Il n’y a qu’une trentaine de mètres entre cette dalle et le banc où Higelin était assis le jour de l’enterrement de Bashung. Savait-il alors qu’à sa mort il serait enterré juste à côté ? C’est la question que je me pose en m’arrêtant devant la pierre tombale de Bashung après avoir traversé l’allée pavée. Pour finir, comme lui aussi repose dans le coin, et qu’aujourd’hui n’y font pas grumeau des fans inconsolables, je photographe la tombe de James Douglas Morrison (1943-1971).
Le métro Trois me conduit à Quatre Septembre. Après un café verre d’eau aux Ducs, j’explore le second Book-Off. J’y trouve deux livres à un euro : Victor Hugo en voyage de Krishnâ Renou (Payot) et Fontaine, autobiographie de l’urinoir de Marcel Duchamp de Teodoro Gilabert (L’oeil ébloui) J’y trouve aussi le vieux bouquiniste, toujours vaillant malgré ses problèmes de santé.
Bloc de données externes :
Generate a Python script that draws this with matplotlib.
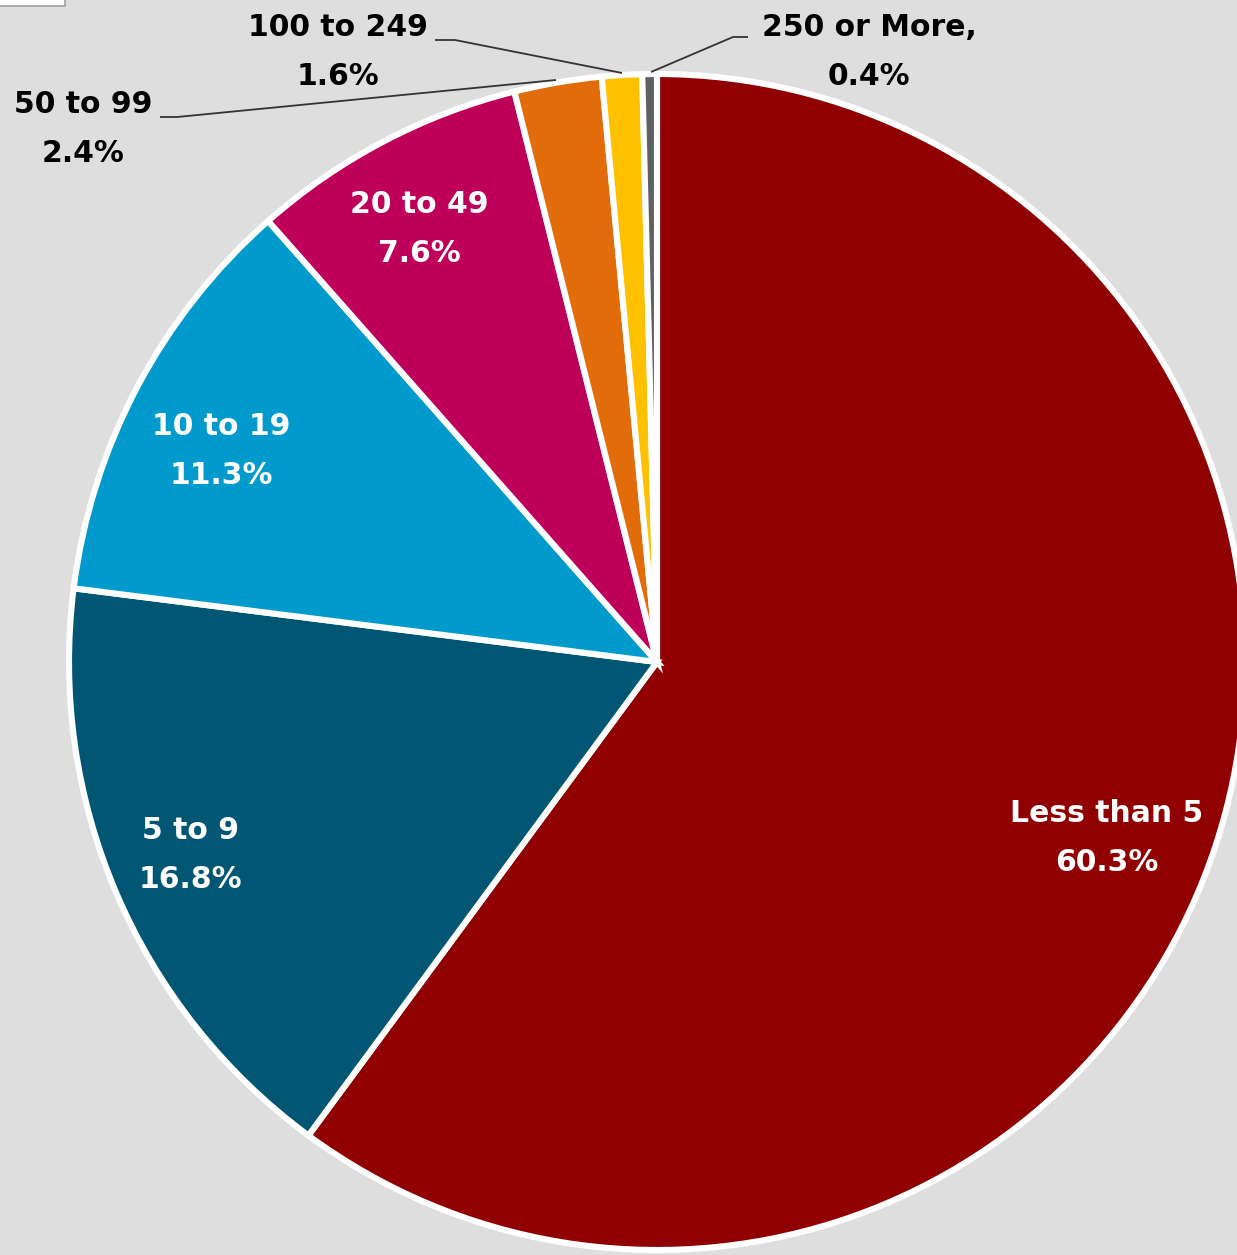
import matplotlib
matplotlib.use("Agg")
import matplotlib.pyplot as plt
from matplotlib.patches import Rectangle

categories = ["Less than 5", "5 to 9", "10 to 19", "20 to 49", "50 to 99", "100 to 249", "250 or More"]
# percentages as printed on the labels
pct_labels = ["60.3%", "16.8%", "11.3%", "7.6%", "2.4%", "1.6%", "0.4%"]
# slice sizes as drawn in the picture (wedge angles)
shares = [60.1, 16.9, 11.5, 7.6, 2.4, 1.1, 0.4]
colors = ["#900000", "#005673", "#009ACD", "#BE005B", "#E36C0A", "#FFC000", "#606060"]

W, H = 1237, 1255
fig = plt.figure(figsize=(W / 100, H / 100), dpi=100)
fig.patch.set_facecolor("#DEDEDE")
ax = fig.add_axes([0, 0, 1, 1])
ax.set_facecolor("#DEDEDE")

def Y(y):
    return H - y

cx, cy, R = 657, Y(662), 588
ax.pie(shares, colors=colors, startangle=90, counterclock=False,
       center=(cx, cy), radius=R, frame=True,
       wedgeprops=dict(edgecolor="white", linewidth=4.4))
ax.set_xlim(0, W)
ax.set_ylim(0, H)
ax.axis("off")

font = dict(family=["DejaVu Sans"], fontsize=21.5, fontweight="bold",
            ha="center", va="center", linespacing=1.9)
# label layout (image pixel coords), text colour
label_pos = [(1107, 838, "white"), (190, 855, "white"), (221, 451, "white"),
             (419, 229, "white"), (83, 129, "black"), (338, 52, "black"), (869, 52, "black")]
for i, (x, y, c) in enumerate(label_pos):
    name = categories[i] + ("," if i == len(categories) - 1 else "")
    ax.text(x, Y(y), name + "\n" + pct_labels[i], color=c, **font)

# leader lines
leaders = [
    [(160, 117), (177, 117), (556, 80)],
    [(435, 40), (455, 40), (622, 73)],
    [(748, 37), (733, 37), (651, 72)],
]
for pts in leaders:
    xs = [p[0] for p in pts]
    ys = [Y(p[1]) for p in pts]
    ax.plot(xs, ys, color="#333333", linewidth=1.3, solid_capstyle="butt")

ax.add_patch(Rectangle((-2, Y(6)), 67, 10, facecolor="white", edgecolor="#A0A0A0", linewidth=1.2))

fig.savefig("out.png", dpi=100, facecolor=fig.get_facecolor())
-Maintenant ici, les livres d’art, c’est plus cher que chez Amazon, râle-t-il.
-Il n’y a pas que vous qui ayez le droit de faire du pognon, nous aussi, lui répond un employé.
-Quelle vulgarité ! s’exclame-t-il faussement choqué.
Avant le train de dix-sept heures quarante-huit, je prends un autre café A la Ville d’Argentan.
Deux habitués sont en conversation avec le cuisinier. L’un d’eux ne veut pas prendre d’alcool car il a rendez-vous demain avec son cardiologue.
-J’espère que tu n’as pas lu Le Parisien aujourd’hui, lui dit le cuisinier.
Il lui explique l’article sur l’insuffisance cardiaque.
-Rassure-toi, conclut-il, c’est toujours les meilleurs qui partent en premier, toi tu risques rien.